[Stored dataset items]
--------------------

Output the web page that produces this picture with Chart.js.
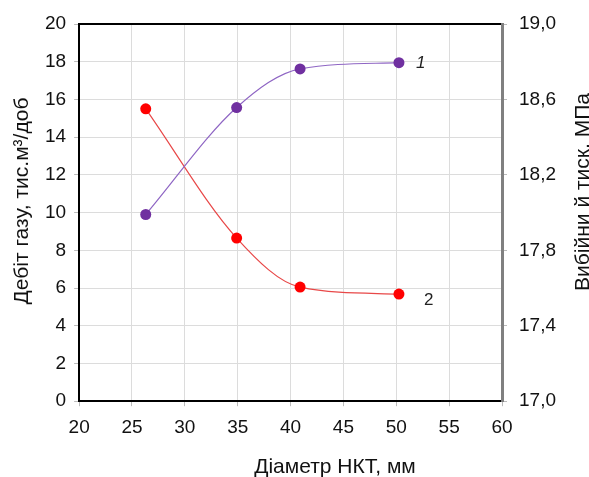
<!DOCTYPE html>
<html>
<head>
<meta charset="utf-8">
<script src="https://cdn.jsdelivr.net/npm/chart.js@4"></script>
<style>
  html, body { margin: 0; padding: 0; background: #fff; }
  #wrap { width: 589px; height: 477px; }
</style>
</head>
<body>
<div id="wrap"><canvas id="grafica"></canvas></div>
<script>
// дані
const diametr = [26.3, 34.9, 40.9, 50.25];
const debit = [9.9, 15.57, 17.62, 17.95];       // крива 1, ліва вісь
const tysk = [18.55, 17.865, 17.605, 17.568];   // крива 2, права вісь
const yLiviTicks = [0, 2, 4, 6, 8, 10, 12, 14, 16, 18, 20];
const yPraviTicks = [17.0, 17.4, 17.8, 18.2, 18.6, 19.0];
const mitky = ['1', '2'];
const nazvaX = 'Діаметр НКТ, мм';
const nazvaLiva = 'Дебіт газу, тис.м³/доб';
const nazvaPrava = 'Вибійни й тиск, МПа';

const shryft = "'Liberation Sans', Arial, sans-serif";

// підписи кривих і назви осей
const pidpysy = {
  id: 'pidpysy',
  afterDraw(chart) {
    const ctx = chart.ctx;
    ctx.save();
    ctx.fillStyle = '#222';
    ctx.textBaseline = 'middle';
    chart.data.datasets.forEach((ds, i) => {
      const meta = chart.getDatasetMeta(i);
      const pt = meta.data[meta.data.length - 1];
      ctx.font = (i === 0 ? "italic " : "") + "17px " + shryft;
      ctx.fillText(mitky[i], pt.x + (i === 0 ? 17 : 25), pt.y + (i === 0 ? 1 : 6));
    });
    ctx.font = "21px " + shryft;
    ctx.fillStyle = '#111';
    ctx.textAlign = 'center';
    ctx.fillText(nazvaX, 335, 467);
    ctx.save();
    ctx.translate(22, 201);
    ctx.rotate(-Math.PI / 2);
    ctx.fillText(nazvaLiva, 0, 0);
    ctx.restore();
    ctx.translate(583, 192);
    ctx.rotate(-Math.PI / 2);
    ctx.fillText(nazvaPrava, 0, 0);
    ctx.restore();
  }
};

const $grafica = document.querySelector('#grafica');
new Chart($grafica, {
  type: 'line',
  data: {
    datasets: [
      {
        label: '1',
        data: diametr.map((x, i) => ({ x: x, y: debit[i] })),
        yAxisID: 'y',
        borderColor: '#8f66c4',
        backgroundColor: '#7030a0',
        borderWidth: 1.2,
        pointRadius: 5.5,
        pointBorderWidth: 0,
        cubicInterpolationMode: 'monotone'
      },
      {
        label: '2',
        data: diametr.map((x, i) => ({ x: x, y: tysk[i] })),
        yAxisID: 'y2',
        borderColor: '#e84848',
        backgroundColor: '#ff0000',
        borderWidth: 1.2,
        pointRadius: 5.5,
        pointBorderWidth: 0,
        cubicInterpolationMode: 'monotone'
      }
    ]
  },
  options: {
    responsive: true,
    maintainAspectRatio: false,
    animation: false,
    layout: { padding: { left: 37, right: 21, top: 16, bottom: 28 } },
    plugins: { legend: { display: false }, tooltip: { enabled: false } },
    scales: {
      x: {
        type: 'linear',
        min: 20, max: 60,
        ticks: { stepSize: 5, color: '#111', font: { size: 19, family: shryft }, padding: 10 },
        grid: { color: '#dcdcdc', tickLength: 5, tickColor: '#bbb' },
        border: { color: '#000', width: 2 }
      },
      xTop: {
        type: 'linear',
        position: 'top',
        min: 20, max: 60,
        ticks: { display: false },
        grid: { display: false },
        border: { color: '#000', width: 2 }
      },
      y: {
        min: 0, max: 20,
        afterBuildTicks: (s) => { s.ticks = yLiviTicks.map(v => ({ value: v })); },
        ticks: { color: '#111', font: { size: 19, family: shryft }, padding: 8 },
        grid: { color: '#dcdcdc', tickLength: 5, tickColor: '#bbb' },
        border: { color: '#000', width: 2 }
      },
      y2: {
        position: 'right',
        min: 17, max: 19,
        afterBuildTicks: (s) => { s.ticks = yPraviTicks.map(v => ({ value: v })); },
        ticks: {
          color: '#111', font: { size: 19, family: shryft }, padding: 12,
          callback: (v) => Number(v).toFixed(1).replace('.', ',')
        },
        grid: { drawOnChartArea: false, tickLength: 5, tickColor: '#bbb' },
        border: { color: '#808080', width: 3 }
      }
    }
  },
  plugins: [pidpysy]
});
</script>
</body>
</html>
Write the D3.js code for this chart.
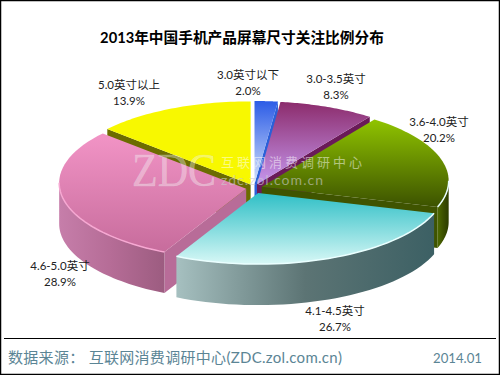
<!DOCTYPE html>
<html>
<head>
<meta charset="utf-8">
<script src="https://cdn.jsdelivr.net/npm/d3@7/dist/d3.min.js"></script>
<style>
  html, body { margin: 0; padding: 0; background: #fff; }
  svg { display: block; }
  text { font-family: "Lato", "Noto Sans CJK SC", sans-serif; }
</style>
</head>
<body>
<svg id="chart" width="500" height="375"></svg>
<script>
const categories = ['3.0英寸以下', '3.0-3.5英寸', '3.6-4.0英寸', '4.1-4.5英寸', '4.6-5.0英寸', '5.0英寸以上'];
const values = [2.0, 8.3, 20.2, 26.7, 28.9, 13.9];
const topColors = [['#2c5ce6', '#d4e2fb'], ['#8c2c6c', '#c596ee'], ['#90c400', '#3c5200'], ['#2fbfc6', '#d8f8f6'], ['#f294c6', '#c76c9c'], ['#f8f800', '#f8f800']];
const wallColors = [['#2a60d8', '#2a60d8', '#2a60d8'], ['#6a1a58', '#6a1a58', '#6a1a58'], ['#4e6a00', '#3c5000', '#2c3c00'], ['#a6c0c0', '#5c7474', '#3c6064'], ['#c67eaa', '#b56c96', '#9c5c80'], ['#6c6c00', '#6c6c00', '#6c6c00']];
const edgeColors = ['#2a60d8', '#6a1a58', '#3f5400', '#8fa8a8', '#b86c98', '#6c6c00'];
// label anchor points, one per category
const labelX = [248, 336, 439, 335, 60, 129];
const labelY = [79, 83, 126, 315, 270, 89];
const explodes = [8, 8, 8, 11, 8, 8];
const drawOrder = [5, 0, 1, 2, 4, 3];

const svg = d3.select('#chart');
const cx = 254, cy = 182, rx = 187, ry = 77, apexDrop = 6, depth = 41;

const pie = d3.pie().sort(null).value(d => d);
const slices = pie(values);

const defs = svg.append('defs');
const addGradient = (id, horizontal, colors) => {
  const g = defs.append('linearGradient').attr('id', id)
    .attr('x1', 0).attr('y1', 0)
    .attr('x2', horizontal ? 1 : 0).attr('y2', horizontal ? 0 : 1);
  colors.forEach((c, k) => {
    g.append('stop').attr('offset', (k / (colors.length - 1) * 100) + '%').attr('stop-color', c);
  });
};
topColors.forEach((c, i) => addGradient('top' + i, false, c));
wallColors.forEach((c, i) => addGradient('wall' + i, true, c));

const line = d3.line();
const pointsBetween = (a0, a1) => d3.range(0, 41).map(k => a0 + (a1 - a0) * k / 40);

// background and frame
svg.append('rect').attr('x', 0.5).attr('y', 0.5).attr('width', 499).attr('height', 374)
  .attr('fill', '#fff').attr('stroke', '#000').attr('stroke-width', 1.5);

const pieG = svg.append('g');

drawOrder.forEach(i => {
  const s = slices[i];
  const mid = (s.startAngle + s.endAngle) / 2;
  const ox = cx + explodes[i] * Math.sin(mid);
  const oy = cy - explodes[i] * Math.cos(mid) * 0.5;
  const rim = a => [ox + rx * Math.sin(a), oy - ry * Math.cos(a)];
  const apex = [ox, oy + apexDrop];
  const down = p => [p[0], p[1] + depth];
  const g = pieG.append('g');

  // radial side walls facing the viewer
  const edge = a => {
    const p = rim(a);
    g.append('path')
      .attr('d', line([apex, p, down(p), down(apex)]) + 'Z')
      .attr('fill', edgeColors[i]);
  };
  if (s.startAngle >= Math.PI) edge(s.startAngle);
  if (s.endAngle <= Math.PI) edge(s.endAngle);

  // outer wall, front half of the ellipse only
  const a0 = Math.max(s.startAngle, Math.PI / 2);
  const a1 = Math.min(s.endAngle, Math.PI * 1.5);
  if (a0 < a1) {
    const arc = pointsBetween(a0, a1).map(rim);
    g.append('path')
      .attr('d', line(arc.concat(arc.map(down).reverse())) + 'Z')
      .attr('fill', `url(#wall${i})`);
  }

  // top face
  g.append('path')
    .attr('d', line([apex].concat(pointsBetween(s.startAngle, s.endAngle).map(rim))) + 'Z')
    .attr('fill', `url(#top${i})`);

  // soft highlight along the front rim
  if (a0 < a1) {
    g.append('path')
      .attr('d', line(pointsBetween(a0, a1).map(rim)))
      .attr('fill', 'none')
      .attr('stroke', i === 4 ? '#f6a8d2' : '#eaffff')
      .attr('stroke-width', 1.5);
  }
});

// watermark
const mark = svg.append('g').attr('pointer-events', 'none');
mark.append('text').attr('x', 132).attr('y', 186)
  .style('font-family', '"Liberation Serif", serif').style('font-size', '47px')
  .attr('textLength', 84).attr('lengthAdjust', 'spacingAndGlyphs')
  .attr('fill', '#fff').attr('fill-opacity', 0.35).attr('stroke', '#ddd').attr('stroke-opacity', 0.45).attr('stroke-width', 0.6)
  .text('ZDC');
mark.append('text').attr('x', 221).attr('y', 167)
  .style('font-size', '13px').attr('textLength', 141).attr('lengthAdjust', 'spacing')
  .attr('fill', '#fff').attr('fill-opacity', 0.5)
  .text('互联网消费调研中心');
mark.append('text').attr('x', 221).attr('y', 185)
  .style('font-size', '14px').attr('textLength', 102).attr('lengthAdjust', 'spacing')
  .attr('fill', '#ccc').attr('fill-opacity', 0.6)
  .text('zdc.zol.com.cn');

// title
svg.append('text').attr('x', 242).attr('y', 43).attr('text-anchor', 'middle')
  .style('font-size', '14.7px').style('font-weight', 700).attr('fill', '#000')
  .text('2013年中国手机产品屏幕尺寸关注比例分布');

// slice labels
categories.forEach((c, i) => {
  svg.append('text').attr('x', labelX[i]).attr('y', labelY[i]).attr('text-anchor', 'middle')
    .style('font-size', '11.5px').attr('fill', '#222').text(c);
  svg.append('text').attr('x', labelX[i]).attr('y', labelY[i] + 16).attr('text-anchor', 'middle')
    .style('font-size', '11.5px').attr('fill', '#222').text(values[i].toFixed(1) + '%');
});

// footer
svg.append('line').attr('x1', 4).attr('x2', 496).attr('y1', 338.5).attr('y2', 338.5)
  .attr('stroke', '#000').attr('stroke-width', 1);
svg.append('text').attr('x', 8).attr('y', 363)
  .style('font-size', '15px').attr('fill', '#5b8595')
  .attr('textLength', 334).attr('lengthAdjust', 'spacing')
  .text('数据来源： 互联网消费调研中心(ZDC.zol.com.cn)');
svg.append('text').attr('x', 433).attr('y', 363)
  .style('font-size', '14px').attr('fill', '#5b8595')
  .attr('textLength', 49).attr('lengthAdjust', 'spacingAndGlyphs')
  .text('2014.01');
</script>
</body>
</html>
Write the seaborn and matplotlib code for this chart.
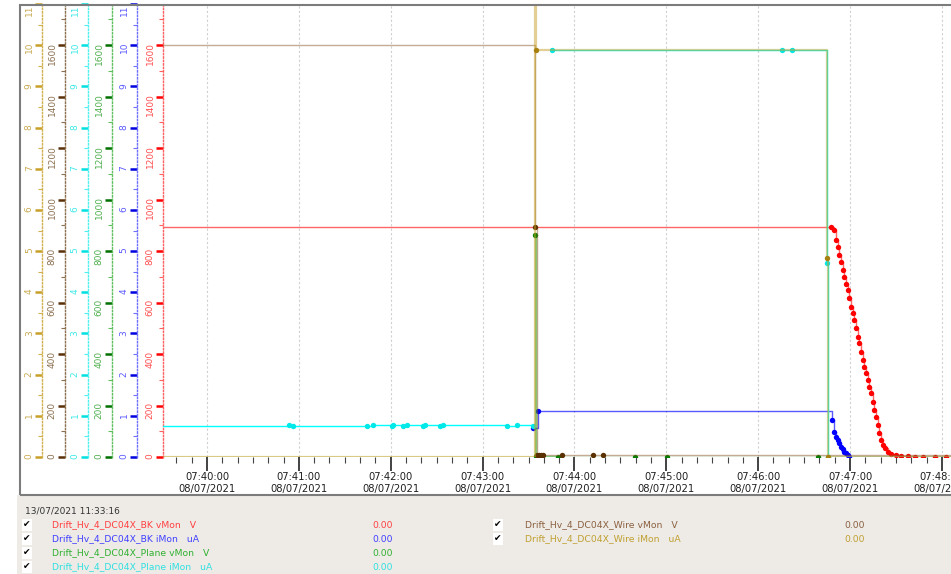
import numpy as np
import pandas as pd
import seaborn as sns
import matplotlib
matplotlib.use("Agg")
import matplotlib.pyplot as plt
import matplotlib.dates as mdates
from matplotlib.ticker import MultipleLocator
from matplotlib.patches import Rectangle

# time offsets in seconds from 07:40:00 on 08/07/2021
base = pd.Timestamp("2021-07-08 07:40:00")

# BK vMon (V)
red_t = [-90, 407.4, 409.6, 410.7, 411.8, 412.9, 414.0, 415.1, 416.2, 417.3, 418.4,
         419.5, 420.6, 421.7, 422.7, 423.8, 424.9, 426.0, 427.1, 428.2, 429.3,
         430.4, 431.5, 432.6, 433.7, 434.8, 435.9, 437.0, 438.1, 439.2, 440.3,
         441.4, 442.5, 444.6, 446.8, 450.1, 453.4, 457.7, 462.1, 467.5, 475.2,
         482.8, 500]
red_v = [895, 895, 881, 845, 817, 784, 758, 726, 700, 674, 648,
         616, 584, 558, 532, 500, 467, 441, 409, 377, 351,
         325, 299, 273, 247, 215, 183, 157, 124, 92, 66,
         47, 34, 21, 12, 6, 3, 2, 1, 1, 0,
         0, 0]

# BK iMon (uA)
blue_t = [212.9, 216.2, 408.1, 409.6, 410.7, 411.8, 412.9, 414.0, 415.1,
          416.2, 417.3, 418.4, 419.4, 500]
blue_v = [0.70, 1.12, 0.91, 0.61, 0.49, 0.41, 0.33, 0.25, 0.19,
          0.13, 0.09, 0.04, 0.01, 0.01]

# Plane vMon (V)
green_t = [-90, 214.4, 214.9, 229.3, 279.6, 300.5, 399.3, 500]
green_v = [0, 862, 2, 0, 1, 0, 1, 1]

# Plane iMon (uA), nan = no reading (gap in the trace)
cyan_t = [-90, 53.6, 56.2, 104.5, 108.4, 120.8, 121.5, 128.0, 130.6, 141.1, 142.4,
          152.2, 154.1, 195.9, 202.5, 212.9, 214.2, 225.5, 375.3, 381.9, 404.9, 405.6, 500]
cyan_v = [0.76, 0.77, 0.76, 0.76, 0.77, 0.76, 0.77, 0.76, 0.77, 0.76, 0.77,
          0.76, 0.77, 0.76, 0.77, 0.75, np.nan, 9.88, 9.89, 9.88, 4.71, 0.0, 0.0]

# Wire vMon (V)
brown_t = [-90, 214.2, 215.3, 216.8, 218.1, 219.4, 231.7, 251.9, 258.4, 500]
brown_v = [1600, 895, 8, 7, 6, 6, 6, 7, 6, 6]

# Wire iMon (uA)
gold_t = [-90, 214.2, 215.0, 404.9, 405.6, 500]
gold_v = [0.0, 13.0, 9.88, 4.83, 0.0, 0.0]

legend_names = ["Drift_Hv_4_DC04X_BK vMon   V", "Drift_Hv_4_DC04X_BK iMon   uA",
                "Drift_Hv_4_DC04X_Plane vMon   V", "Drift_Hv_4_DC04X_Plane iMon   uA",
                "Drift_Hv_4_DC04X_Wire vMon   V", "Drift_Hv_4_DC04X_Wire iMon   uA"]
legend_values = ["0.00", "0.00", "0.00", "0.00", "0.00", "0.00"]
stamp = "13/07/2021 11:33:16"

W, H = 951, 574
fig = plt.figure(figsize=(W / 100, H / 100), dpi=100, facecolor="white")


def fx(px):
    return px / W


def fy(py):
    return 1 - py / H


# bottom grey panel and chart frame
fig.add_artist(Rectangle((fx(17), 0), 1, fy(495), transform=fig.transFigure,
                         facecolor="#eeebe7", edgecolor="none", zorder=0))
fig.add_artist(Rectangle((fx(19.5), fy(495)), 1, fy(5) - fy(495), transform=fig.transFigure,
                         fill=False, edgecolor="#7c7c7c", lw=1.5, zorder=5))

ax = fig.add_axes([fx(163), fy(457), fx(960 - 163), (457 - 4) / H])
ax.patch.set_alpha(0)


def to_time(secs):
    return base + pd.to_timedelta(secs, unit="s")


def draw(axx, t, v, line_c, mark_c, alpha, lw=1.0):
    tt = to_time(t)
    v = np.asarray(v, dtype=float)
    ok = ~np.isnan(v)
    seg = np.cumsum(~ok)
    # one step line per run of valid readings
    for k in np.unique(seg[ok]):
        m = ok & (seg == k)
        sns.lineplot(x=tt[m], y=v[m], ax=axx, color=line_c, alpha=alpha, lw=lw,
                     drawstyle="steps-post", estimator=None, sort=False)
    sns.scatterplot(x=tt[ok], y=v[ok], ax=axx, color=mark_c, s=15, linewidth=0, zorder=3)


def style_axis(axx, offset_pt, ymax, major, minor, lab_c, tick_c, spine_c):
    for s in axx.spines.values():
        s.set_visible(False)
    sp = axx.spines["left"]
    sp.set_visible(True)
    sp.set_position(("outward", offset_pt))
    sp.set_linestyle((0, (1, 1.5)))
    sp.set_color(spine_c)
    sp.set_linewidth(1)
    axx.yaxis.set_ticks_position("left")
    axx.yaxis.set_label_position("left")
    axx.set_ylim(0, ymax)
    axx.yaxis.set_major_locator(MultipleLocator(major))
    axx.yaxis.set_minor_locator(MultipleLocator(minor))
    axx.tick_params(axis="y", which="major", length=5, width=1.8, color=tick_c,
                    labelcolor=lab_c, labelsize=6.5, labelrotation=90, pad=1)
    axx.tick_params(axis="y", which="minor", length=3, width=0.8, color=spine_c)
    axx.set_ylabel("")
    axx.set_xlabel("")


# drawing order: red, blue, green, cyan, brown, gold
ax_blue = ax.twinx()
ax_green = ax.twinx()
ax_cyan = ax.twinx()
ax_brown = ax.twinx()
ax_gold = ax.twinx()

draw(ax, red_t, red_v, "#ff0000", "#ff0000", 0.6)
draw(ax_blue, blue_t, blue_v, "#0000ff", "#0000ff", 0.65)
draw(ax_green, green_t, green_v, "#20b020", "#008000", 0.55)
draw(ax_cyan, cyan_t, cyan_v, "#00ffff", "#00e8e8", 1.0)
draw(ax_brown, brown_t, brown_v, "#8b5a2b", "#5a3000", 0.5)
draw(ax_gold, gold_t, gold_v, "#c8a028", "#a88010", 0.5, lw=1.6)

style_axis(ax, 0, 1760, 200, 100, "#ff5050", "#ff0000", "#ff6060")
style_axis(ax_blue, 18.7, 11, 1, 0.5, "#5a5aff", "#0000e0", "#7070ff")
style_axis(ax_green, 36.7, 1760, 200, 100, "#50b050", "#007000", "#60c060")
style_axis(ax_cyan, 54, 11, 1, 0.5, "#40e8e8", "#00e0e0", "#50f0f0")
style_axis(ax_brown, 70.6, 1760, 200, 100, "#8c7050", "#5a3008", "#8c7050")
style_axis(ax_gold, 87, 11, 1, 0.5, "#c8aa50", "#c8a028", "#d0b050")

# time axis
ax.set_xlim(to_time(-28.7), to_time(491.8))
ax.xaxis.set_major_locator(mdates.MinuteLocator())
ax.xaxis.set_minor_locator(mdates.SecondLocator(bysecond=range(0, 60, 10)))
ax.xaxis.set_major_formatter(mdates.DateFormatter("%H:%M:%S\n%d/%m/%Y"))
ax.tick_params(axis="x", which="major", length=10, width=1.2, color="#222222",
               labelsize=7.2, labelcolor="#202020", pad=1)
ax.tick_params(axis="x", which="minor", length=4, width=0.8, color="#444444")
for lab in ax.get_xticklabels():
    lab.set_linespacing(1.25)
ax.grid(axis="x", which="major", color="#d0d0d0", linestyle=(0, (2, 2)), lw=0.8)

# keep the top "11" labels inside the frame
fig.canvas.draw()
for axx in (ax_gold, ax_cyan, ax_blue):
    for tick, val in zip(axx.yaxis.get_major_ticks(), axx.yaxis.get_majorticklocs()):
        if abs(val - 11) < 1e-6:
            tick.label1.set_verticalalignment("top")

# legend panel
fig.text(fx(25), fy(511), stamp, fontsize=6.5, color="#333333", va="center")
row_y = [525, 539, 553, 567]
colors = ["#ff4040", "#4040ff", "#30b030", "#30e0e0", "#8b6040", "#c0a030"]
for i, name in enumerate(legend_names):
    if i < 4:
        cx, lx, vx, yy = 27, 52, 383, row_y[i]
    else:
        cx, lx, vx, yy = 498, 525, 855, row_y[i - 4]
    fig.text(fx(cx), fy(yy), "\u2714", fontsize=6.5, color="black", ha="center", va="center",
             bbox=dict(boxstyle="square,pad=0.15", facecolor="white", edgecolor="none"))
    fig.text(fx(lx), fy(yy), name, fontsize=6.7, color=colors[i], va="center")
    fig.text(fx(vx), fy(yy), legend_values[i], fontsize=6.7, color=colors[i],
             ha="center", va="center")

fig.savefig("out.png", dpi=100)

--------------------

The exercise
Take every line that includes the string "this" and copy it.

Full answer
Output the web page that produces this picture with Chart.js.
Write the D3.js code for this chart.
Write the seaborn and matplotlib code for this chart.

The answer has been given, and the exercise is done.